The task. Look below for the line with "Rebuild this chart" and the line with "import numpy as np"; repeat exactly those two lines and all lines between them, but no pictures.

Input data.

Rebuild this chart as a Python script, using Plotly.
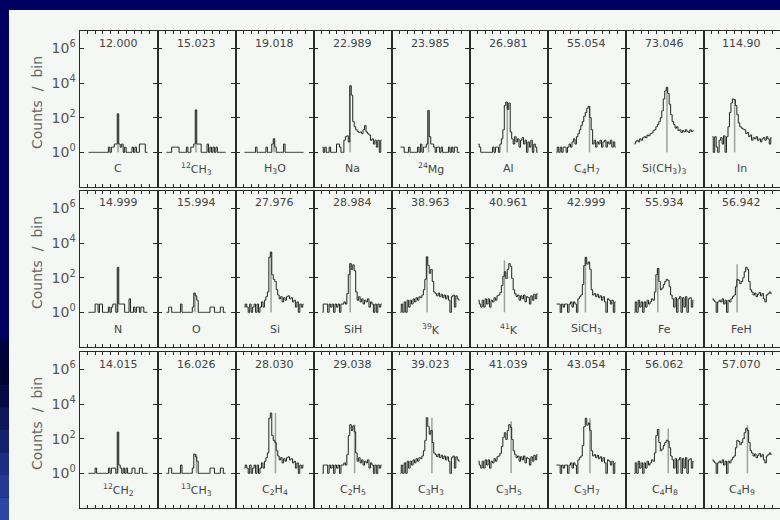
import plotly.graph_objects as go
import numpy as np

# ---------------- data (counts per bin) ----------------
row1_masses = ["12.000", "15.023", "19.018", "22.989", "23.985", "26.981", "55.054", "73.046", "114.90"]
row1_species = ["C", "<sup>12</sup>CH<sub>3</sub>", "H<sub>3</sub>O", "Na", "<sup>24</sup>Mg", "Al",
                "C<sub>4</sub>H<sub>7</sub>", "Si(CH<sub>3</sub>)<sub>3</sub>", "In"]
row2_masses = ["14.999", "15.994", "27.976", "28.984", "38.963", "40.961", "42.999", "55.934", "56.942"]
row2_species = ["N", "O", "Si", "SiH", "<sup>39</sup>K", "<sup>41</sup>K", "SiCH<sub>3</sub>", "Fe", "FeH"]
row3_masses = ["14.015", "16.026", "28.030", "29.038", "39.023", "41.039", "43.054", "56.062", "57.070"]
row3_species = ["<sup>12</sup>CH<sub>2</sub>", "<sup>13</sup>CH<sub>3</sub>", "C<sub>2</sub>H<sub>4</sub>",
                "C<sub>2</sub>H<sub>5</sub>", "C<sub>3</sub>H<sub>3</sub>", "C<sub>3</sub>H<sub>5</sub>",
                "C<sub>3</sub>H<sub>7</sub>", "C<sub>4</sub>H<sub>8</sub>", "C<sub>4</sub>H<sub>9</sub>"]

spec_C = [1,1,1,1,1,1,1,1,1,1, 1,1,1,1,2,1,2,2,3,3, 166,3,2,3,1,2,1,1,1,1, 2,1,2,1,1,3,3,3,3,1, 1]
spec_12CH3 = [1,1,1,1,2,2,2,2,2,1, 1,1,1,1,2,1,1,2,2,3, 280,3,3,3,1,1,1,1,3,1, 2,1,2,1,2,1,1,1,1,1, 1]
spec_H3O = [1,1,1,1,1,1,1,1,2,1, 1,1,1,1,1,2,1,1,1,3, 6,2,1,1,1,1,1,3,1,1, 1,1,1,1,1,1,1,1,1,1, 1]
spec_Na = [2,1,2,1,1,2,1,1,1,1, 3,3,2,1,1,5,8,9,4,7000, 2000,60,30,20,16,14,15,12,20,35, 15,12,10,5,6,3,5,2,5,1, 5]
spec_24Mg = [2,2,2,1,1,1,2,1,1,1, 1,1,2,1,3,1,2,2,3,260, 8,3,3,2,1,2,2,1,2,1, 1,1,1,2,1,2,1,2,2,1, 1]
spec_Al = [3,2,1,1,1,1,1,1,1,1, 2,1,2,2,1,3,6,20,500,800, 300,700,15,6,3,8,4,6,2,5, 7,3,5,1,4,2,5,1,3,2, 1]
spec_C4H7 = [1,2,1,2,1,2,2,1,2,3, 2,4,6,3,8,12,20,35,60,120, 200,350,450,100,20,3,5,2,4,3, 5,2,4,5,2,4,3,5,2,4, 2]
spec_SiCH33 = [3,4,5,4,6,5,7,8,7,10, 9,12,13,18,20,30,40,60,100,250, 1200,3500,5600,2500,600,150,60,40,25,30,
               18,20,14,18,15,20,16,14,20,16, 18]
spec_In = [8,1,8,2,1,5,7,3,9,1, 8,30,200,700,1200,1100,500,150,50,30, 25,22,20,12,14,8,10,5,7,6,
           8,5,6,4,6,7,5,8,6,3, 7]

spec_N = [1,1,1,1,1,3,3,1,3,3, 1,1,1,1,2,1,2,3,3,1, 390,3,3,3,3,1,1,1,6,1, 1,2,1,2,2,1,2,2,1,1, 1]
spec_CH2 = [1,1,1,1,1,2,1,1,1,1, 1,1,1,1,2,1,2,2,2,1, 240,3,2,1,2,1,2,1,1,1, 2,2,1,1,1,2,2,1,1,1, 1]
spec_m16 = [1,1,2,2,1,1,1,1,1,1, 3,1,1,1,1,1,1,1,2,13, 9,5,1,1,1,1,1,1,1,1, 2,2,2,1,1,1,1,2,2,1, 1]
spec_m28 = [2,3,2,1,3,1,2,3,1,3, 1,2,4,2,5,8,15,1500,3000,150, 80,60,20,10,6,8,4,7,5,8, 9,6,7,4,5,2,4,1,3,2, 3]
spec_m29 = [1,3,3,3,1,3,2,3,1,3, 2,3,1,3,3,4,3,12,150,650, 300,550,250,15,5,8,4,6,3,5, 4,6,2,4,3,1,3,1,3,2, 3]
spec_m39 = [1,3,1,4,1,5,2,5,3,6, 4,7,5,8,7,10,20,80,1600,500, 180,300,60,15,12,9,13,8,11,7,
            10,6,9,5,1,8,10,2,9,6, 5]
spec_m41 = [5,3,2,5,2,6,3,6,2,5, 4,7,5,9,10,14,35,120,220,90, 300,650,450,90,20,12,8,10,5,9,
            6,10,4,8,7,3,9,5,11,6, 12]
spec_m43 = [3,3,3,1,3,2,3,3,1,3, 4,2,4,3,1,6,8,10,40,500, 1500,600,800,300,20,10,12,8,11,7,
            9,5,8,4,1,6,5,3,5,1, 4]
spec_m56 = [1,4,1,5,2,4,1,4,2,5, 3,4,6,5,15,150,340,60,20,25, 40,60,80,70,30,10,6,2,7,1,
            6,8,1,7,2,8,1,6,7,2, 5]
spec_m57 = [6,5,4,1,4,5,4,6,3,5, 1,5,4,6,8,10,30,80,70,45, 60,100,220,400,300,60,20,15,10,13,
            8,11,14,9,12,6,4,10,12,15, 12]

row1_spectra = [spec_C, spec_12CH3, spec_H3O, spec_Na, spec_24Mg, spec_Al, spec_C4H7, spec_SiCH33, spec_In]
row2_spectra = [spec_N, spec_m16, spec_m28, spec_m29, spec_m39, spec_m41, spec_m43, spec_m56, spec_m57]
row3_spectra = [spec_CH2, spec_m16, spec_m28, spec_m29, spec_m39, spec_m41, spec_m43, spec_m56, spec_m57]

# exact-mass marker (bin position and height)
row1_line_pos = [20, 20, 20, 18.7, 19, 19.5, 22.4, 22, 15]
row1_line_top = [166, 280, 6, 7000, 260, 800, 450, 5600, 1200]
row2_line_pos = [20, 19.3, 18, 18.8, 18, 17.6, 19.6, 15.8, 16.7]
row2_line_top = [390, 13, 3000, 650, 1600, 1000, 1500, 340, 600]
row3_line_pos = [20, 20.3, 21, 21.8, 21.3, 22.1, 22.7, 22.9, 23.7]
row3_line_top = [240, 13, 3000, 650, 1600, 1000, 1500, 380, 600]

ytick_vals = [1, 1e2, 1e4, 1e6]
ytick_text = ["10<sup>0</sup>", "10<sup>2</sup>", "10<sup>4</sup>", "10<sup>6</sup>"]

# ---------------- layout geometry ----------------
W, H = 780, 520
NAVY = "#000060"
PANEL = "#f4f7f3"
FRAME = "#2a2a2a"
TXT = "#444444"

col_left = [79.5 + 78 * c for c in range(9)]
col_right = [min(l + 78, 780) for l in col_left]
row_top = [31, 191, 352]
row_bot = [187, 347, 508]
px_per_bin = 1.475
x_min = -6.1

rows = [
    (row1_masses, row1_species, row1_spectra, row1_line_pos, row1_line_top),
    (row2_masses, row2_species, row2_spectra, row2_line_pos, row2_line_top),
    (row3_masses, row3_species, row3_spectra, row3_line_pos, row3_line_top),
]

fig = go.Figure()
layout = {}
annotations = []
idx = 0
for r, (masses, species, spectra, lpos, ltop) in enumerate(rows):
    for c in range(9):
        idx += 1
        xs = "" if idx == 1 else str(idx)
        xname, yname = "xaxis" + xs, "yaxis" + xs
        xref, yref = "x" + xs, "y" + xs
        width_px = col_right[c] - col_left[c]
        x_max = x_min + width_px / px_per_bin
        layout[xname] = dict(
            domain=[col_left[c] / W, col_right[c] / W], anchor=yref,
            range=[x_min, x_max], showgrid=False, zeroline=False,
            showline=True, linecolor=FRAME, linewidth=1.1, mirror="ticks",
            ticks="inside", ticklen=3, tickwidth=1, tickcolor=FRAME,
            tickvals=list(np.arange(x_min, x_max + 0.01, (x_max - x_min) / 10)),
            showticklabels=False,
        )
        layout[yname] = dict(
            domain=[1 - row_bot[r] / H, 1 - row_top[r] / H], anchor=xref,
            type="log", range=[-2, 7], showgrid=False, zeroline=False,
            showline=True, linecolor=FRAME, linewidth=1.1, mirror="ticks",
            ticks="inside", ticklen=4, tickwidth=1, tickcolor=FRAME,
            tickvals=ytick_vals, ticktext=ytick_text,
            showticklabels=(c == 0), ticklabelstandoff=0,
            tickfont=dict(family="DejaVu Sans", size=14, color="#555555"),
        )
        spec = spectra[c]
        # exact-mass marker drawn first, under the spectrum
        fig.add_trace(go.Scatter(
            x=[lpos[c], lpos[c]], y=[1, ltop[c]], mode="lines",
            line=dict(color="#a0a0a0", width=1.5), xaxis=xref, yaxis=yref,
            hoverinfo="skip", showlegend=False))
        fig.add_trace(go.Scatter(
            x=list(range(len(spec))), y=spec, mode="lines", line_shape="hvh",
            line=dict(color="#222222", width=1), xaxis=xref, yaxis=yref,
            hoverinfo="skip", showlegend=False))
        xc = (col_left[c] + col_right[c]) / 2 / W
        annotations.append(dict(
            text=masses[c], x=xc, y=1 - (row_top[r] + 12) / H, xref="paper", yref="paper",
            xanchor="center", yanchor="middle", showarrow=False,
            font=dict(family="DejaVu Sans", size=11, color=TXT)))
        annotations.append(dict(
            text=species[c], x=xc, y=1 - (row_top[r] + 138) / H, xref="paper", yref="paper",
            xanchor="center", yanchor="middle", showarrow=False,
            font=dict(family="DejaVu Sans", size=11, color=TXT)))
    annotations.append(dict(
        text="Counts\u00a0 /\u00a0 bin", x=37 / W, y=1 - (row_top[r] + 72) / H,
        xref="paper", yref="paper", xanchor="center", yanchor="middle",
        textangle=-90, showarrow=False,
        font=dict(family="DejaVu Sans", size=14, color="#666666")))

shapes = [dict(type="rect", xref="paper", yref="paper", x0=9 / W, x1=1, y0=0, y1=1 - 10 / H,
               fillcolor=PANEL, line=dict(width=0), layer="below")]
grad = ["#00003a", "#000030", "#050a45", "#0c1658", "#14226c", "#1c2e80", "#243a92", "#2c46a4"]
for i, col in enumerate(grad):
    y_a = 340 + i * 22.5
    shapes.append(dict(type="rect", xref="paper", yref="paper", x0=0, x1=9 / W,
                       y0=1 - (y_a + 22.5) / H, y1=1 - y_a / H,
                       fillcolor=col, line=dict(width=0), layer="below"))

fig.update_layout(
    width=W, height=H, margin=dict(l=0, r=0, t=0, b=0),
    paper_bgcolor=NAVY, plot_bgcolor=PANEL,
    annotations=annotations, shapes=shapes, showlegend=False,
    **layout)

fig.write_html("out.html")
---
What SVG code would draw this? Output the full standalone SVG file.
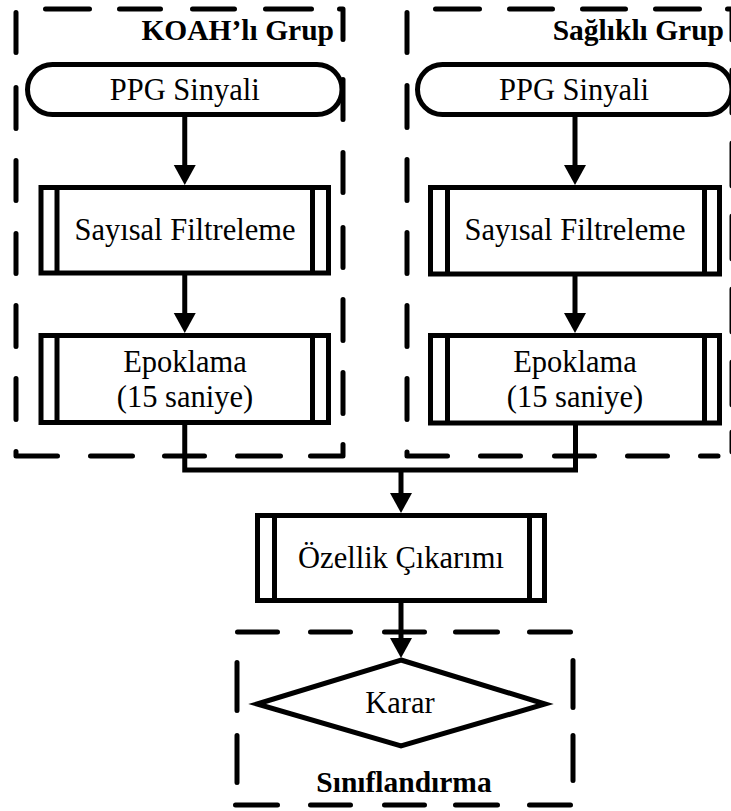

Result of this task.
Rebuild this chart as a Python script, using Plotly.
import plotly.graph_objects as go
import numpy as np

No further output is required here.